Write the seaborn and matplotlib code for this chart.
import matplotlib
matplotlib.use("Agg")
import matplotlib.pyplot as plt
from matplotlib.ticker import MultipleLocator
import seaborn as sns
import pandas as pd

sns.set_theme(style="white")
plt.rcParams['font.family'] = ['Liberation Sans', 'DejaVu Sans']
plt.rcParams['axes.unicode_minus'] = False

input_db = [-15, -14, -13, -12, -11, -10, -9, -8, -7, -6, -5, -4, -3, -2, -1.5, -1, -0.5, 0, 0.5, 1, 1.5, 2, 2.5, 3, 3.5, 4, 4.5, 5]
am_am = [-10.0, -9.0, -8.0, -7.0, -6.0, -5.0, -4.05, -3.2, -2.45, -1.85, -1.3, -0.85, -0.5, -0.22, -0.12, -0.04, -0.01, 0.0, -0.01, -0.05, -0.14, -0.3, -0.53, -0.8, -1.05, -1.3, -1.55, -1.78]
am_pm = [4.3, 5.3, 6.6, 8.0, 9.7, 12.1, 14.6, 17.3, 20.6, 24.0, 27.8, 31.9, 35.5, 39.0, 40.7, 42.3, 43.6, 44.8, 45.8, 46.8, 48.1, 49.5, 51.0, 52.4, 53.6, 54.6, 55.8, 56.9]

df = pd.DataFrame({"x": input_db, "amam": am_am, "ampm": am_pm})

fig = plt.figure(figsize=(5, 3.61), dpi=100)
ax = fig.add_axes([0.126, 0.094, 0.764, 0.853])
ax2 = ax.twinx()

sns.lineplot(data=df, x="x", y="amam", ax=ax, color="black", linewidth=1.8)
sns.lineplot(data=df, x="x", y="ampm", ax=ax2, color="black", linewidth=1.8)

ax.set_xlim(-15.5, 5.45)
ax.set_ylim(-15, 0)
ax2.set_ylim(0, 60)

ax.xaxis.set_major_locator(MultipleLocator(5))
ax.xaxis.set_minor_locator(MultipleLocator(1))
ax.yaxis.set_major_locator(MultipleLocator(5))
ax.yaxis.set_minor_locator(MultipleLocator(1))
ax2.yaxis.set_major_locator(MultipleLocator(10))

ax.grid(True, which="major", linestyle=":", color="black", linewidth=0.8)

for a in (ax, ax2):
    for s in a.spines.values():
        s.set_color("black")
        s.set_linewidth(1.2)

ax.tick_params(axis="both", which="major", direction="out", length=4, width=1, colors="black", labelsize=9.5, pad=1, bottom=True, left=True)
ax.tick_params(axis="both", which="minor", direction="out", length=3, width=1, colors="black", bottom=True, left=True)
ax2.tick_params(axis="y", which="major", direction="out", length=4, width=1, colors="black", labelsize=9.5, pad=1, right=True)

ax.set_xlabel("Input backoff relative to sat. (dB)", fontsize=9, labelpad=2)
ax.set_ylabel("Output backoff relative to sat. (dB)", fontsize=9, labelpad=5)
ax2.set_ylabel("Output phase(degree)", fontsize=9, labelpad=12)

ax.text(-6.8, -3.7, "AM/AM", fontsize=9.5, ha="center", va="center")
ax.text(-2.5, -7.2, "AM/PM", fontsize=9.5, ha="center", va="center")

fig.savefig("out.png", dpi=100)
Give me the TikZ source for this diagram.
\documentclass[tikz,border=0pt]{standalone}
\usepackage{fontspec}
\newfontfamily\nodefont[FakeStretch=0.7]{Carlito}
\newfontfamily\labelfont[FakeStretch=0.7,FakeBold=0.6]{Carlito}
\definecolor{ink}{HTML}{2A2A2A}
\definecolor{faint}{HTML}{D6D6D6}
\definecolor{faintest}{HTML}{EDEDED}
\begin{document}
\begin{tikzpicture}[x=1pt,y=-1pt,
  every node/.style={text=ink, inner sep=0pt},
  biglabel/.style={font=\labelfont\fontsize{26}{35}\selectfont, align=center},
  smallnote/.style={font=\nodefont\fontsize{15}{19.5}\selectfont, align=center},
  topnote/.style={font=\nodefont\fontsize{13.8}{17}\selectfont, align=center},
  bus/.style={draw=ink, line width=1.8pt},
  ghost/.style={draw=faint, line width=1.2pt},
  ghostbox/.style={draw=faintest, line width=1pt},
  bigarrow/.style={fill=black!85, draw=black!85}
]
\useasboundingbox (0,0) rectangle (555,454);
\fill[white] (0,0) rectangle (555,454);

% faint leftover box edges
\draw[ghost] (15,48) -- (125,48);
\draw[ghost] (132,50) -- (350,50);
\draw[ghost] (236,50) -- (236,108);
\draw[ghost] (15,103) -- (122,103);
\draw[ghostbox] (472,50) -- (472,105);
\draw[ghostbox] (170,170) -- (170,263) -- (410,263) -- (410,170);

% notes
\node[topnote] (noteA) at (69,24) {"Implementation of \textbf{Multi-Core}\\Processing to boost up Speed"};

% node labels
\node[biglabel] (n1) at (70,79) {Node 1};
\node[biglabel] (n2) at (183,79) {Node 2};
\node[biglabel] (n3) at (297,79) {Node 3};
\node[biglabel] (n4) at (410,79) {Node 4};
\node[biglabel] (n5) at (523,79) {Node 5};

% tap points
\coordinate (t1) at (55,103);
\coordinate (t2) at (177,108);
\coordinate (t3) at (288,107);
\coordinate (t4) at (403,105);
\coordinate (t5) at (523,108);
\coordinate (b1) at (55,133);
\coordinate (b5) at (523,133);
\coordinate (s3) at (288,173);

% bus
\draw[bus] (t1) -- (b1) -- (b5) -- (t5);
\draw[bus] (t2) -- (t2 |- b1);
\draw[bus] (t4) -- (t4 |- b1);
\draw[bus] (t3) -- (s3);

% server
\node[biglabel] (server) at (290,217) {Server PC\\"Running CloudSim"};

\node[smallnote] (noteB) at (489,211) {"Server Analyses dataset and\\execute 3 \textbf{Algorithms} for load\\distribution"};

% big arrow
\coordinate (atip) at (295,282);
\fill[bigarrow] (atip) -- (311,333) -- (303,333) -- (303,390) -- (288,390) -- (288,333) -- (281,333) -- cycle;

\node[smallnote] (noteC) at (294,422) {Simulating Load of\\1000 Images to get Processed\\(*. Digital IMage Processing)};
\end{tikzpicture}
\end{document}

- Task instructions:
Copy exactly the lines that run from the first line of the data to the line containing "plt.rcParams['axes.unicode_minus'] = False", please, with both ends included and nothing else.

- Final result:
Write the seaborn and matplotlib code for this chart.
import matplotlib
matplotlib.use("Agg")
import matplotlib.pyplot as plt
from matplotlib.ticker import MultipleLocator
import seaborn as sns
import pandas as pd

sns.set_theme(style="white")
plt.rcParams['font.family'] = ['Liberation Sans', 'DejaVu Sans']
plt.rcParams['axes.unicode_minus'] = False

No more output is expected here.